On Sept. 15, ValleyCAN brought its testing equipment, Bureau of Automotive Repair technicians and Fresno City College automotive service students to the college campus for one of its "Tune In and Tune Up" events. It offered free smog tests and issued $500 repair vouchers for vehicles that failed the tests.

One early failure was a 1994 Ford Explorer that spewed 1,260 parts per million of hydrocarbons -- unburned gasoline -- at idle. That's several hundred times the emissions of a new car. Its carbon monoxide levels were also high. And its "check engine" light shone steadily on the dash.

"It's been on for eight years," said the Explorer's owner, John Channel of Laton. "Nobody's ever been able to figure out why."

Channel left with a $500 voucher and a list of needed repairs, downloaded from his vehicle's computer by two of the college's students. His was one of 351 vehicles tested that Saturday morning. Of those, 229 -- almost two-thirds of those tested -- failed and qualified for a repair voucher.

Since the ValleyCAN effort is voluntary and run by a nonprofit, its emissions reductions don't help the Valley meet its Clean Air Act burden. But even when a buyback or repair program is creditable, as the Valley district's buyback effort would be, only a small share of the credits can be claimed by the sponsor. Most go to the Smog Check program, on the questionable theory that the polluting vehicle would be found and fixed at its next regular Smog Check even if it weren't repaired or junked first.

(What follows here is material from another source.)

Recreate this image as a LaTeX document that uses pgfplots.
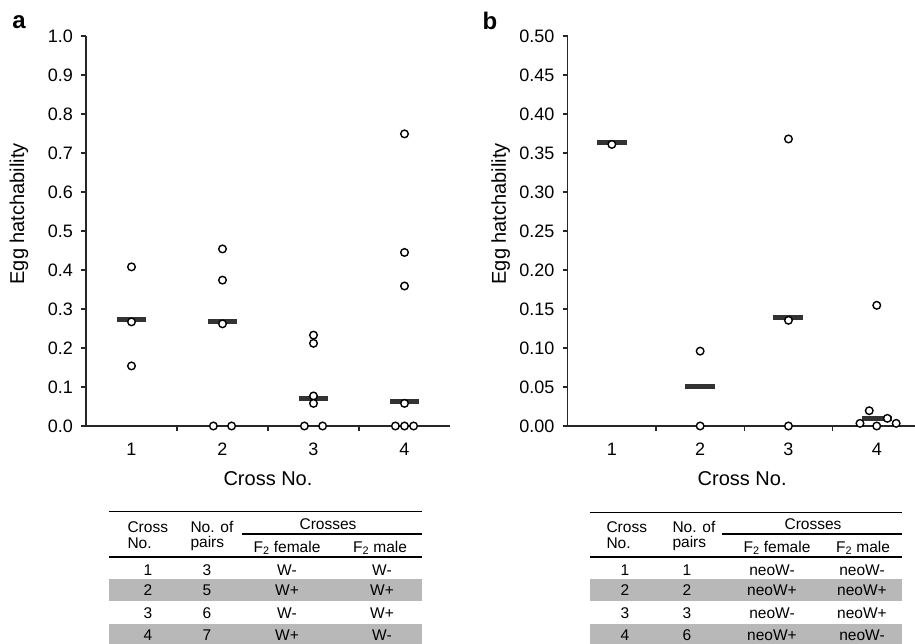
\documentclass[border=0pt]{standalone}
\usepackage{pgfplots}
\pgfplotsset{compat=1.18}
\usepackage{fontspec}
\setmainfont{Liberation Sans}
\definecolor{bandgray}{gray}{0.72}
\definecolor{bargray}{gray}{0.2}
\newcommand{\tickfont}{\fontsize{18}{18}\selectfont}
\newcommand{\labfont}{\fontsize{20}{20}\selectfont}
\newcommand{\tabfont}{\fontsize{15.5}{15.5}\selectfont}
\pgfplotsset{
  hatch/.style={
    scale only axis, axis lines*=left, clip=false,
    xmin=0.5, xmax=4.5, ymin=0,
    tick align=outside, major tick length=5pt,
    axis line style={line width=1.1pt, black!85},
    every tick/.style={line width=1.1pt, black!85},
    xtick={1.5,2.5,3.5}, xticklabels={},
    extra x ticks={1,2,3,4}, extra x tick labels={1,2,3,4},
    extra x tick style={major tick length=0pt},
    xticklabel style={font=\tickfont, anchor=north, inner sep=0pt, yshift=-17pt},
    yticklabel style={font=\tickfont, anchor=east, inner sep=0pt, xshift=-8pt},
    /pgf/number format/assume math mode=true,
    ylabel={Egg hatchability}, xlabel={Cross No.},
    every axis y label/.style={font=\labfont, rotate=90, anchor=center},
    every axis x label/.style={font=\labfont, anchor=center},
  },
  pts/.style={only marks, mark=*, mark size=3.8pt,
    mark options={fill=white, draw=black, line width=1.4pt}},
  bars/.style={draw=bargray, line width=5pt, unbounded coords=jump},
}
\begin{document}
\begin{tikzpicture}[x=1pt,y=1pt]
\path[use as bounding box] (0,0) rectangle (915,644);
% ---------- panel a ----------
\begin{axis}[hatch, at={(86pt,218pt)}, anchor=south west,
  width=364pt, height=390pt, ymax=1.0,
  ytick={0,0.1,...,1.0},
  yticklabel style={/pgf/number format/.cd, fixed, fixed zerofill, precision=1},
  every axis y label/.append style={at={(axis description cs:-0.184,0.544)}},
  every axis x label/.append style={at={(axis description cs:0.5,-0.136)}},
]
\addplot[bars] coordinates {(0.84,0.272) (1.16,0.272) (nan,nan)
  (1.84,0.267) (2.16,0.267) (nan,nan)
  (2.84,0.071) (3.16,0.071) (nan,nan)
  (3.84,0.062) (4.16,0.062)};
\addplot[pts] coordinates {
  (1,0.408) (1,0.267) (1,0.154)
  (2,0.454) (2,0.374) (2,0.262) (1.9,0) (2.1,0)
  (3,0.233) (3,0.212) (3,0.077) (3,0.058) (2.9,0) (3.1,0)
  (4,0.749) (4,0.445) (4,0.359) (4,0.058) (3.9,0) (4,0) (4.1,0)};
\end{axis}
% ---------- panel b ----------
\begin{axis}[hatch, at={(567.7pt,218pt)}, anchor=south west,
  width=353.2pt, height=390pt, ymax=0.5,
  ytick={0,0.05,...,0.5},
  yticklabel style={/pgf/number format/.cd, fixed, fixed zerofill, precision=2},
  every axis y label/.append style={at={(axis description cs:-0.19,0.544)}},
  every axis x label/.append style={at={(axis description cs:0.494,-0.136)}},
]
\addplot[bars] coordinates {(0.83,0.363) (1.17,0.363) (nan,nan)
  (1.83,0.050) (2.17,0.050) (nan,nan)
  (2.83,0.1385) (3.17,0.1385) (nan,nan)
  (3.83,0.009) (4.17,0.009)};
\addplot[pts] coordinates {
  (1,0.361)
  (2,0.096) (2,0)
  (3,0.368) (3,0.1355) (3,0)
  (4,0.1547) (3.915,0.0196) (4.12,0.0098) (3.81,0.0034) (4,0) (4.22,0.0034)};
\end{axis}
% ---------- panel letters ----------
\node[font=\fontsize{24}{24}\selectfont\bfseries] at (19,622) {a};
\node[font=\fontsize{24}{24}\selectfont\bfseries] at (490,623) {b};
% ---------- table a ----------
\begin{scope}[font=\tabfont]
\fill[bandgray] (109,644-579) rectangle (422,644-601);
\fill[bandgray] (109,644-624) rectangle (422,0);
\draw[line width=1.5pt] (109,644-511.7) -- (422,644-511.7);
\draw[line width=1.2pt] (242,644-534) -- (422,644-534);
\draw[line width=2pt] (109,644-557) -- (422,644-557);
\node[anchor=west] at (124,644-527) {Cross};
\node[anchor=west] at (124,644-543) {No.};
\node[anchor=west] at (187,644-527) {No. of};
\node[anchor=west] at (187,644-543) {pairs};
\node at (328,644-524) {Crosses};
\node at (287,644-548) {F\textsubscript{2} female};
\node at (380,644-548) {F\textsubscript{2} male};
\foreach \y/\a/\b/\c/\d in {570/1/3/W-/W-, 590/2/5/W+/W+, 613/3/6/W-/W+, 635/4/7/W+/W-}{
  \node at (148,644-\y) {\a};
  \node at (207,644-\y) {\b};
  \node at (287,644-\y) {\c};
  \node at (382,644-\y) {\d};
}
% ---------- table b ----------
\fill[bandgray] (590,644-579) rectangle (902,644-601);
\fill[bandgray] (590,644-624) rectangle (902,0);
\draw[line width=1.5pt] (590,644-512.7) -- (902,644-512.7);
\draw[line width=1.2pt] (722,644-534) -- (902,644-534);
\draw[line width=2pt] (590,644-557) -- (902,644-557);
\node[anchor=west] at (603,644-527) {Cross};
\node[anchor=west] at (603,644-543) {No.};
\node[anchor=west] at (669,644-527) {No. of};
\node[anchor=west] at (669,644-543) {pairs};
\node at (813,644-524) {Crosses};
\node at (777,644-548) {F\textsubscript{2} female};
\node at (863,644-548) {F\textsubscript{2} male};
\foreach \y/\a/\b/\c/\d in {570/1/1/neoW-/neoW-, 590/2/2/neoW+/neoW+, 613/3/3/neoW-/neoW+, 635/4/6/neoW+/neoW-}{
  \node at (625,644-\y) {\a};
  \node at (687,644-\y) {\b};
  \node at (772,644-\y) {\c};
  \node at (862,644-\y) {\d};
}
\end{scope}
\end{tikzpicture}
\end{document}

Stedman nevertheless hopes that a project now under way in Southern California will build public support for attacking gross polluters in general and using his remote sensing device in particular.

The South Coast Air Quality Management District plans to spend $4 million on an incentive-based program to find and repair or junk more than 1,000 gross polluters in the next year. The district will use remote sensing devices to take more than 1 million measurements of vehicles.

Owners of vehicles that appear to be gross polluters will then be invited for a free Smog Check test. Doing the second test ensures that the district at least gets credit for any emission reductions until the vehicle's next regularly scheduled Smog Check. Owners of failing vehicles can get $500 for repairs or $1,000 for scrapping their cars if repairs prove too costly.

According to the district, it's the first government program in the nation to couple remote sensing with a repair or scrapping program. Participation is voluntary for owners of vehicles flagged by the sensors.

Stedman views the South Coast program as a challenge to other agencies, including the Valley district and the state. And as a sign that sentiment may be turning in his favor: "I think it may be looking better now than ever before."